Os anos de trabalho são contados pelas palavras, pelas rugas e pelas mãos, tanto quanto pelas ferramentas. ‘Seo’ João tem as mãos de quem faz, de quem põe a madeira a talhar, assim como o serrote. “Esse tem 20 anos, ele era dessa grossura, mas foi ficando assim, de tanto amolar, magrinho, magrinho. Igual novo que envelhece? Vai se acabando aos poucos...”

Se não fosse poeta de madeira, João poderia muito bem era fazer artesanato com as palavras. E fazer das letras, arte pelas próprias mãos.

Reconhecido pelo talento nato, ele mostra a medalha “Conceição dos Bugres”, dada pela Assembleia Legislativa, com orgulho. “Pergunta de quem é? É do garoto. Do garoto João Manoel da Silva”, diz.

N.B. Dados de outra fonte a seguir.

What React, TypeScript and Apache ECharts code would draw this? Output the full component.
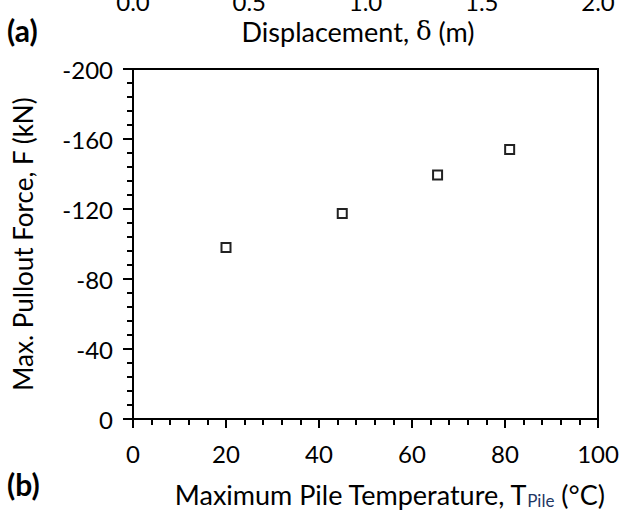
import React, { useEffect, useRef } from "react";
import * as echarts from "echarts";

// Panel (b) data: max pile temperature (°C) vs max pullout force (kN)
const temperatures = [20, 45, 65.5, 81];
const pulloutForces = [-98, -117.5, -139.5, -154];

// axis settings
const xTicksB = { min: 0, max: 100, interval: 20 };
const yTicksB = { min: -200, max: 0, interval: 40 };
// cropped panel (a) axis, only the lower part of its tick labels remains visible
const xTicksA = { min: 0, max: 2, interval: 0.5 };

const FONT = "Lato";

export default function App() {
  const ref = useRef<HTMLDivElement>(null);

  useEffect(() => {
    document.body.style.margin = "0";
    const chart = echarts.init(ref.current!, null, { renderer: "svg" });
    const scatterData = temperatures.map((t, i) => [t, pulloutForces[i]]);

    const axisLine = { show: true, lineStyle: { color: "#000", width: 2 } };

    chart.setOption({
      animation: false,
      backgroundColor: "#fff",
      textStyle: { fontFamily: FONT },
      grid: [
        {
          left: 133,
          top: 69,
          width: 465,
          height: 350,
          show: true,
          borderColor: "#000",
          borderWidth: 2,
          backgroundColor: "transparent",
          containLabel: false,
          outerBoundsMode: "none",
        },
      ],
      xAxis: [
        {
          type: "value",
          gridIndex: 0,
          ...xTicksB,
          axisLine,
          axisTick: { show: true, inside: false, length: 9, lineStyle: { color: "#000", width: 2 } },
          minorTick: { show: true, splitNumber: 5, length: 6, lineStyle: { color: "#000", width: 2 } },
          splitLine: { show: false },
          minorSplitLine: { show: false },
          axisLabel: { fontSize: 24, color: "#000", fontFamily: FONT, margin: 22 },
          name: "{n|Maximum Pile Temperature, T}{s|Pile}{n| (°C)}",
          nameLocation: "middle",
          nameGap: 61,
          nameTextStyle: {
            padding: [0, 0, 0, 48],
            rich: {
              n: { fontSize: 27, color: "#000", fontFamily: FONT },
              s: { fontSize: 17, color: "#1F3864", fontFamily: FONT, verticalAlign: "bottom", padding: [12, 0, 0, 0] },
            },
          },
        },
        {
          type: "value",
          gridIndex: 0,
          position: "top",
          offset: 48,
          ...xTicksA,
          axisLine: { show: false },
          axisTick: { show: false },
          splitLine: { show: false },
          axisLabel: {
            fontSize: 24,
            color: "#000",
            fontFamily: FONT,
            margin: 8,
            formatter: (v: number) => v.toFixed(1),
          },
        },
      ],
      yAxis: [
        {
          type: "value",
          gridIndex: 0,
          ...yTicksB,
          inverse: true,
          axisLine,
          axisTick: { show: true, inside: false, length: 10, lineStyle: { color: "#000", width: 2 } },
          minorTick: { show: true, splitNumber: 5, length: 6, lineStyle: { color: "#000", width: 2 } },
          splitLine: { show: false },
          minorSplitLine: { show: false },
          axisLabel: { fontSize: 24, color: "#000", fontFamily: FONT, margin: 20 },
          name: "Max. Pullout Force, F (kN)",
          nameLocation: "middle",
          nameGap: 97,
          nameTextStyle: { fontSize: 26, color: "#000", fontFamily: FONT },
        },
      ],
      graphic: [
        {
          type: "text",
          x: 358,
          y: 31,
          style: {
            text: "{n|Displacement, }{d|δ}{n| (m)}",
            align: "center",
            verticalAlign: "middle",
            rich: {
              n: { fontSize: 27, fill: "#000", fontFamily: FONT },
              d: { fontSize: 26, fill: "#000", fontFamily: "DejaVu Serif" },
            },
          },
        },
        {
          type: "text",
          left: 7,
          top: 15,
          style: { text: "(a)", fontSize: 30, fontWeight: "bold", fontFamily: FONT, fill: "#000" },
        },
        {
          type: "text",
          left: 7,
          top: 469,
          style: { text: "(b)", fontSize: 30, fontWeight: "bold", fontFamily: FONT, fill: "#000" },
        },
      ],
      series: [
        {
          type: "scatter",
          xAxisIndex: 0,
          yAxisIndex: 0,
          data: scatterData,
          symbol: "rect",
          symbolSize: 9,
          itemStyle: { color: "#fff", borderColor: "#222", borderWidth: 2, opacity: 1 },
        },
      ],
    });

    return () => chart.dispose();
  }, []);

  return <div ref={ref} style={{ width: 631, height: 511 }} />;
}
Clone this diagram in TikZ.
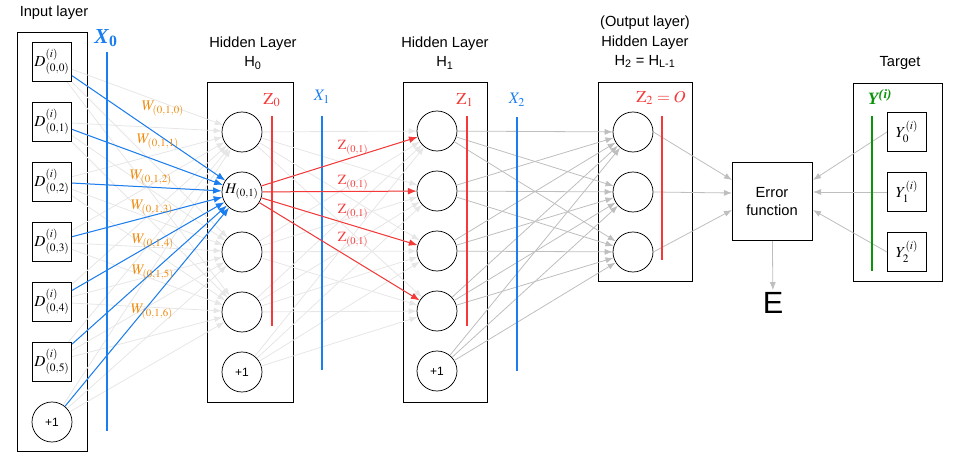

Casado com Aparecida Pereira da Silva, teve três filhos. Apenas uma “dona”, como narra, vingou. Os outros dois morreram sem nem antes abrir os olhos neste mundo. De saudade, tem um pouco do Nordeste. Enquanto o pai ainda era vivo, voltou por duas vezes à terra natal. “Meus irmão telefonaram me perguntando quando que eu vou lá. Não sei, uma hora eu vou”, responde. A última visita já faz 40 anos. Antes de João virar João Artesão.

“Se eu sou feliz? Uai. E quem não é? Só a pessoa viver já é uma felicidade. Eu adoro Mato Grosso, Nossa Senhora, parece que eu nasci aqui. Parece que eu estou no céu. Todo mundo que vem aqui, gosta. Sabe por quê? É bom demais”.

Se não fosse artesão de madeira, João poderia muito bem era fazer artesanato com as palavras. E fazer das letras, poesia pelas próprias mãos.
Se não fosse artesão de madeira, João poderia muito bem era fazer artesanato com as palavras. E fazer das letras, poesia pelas próprias mãos.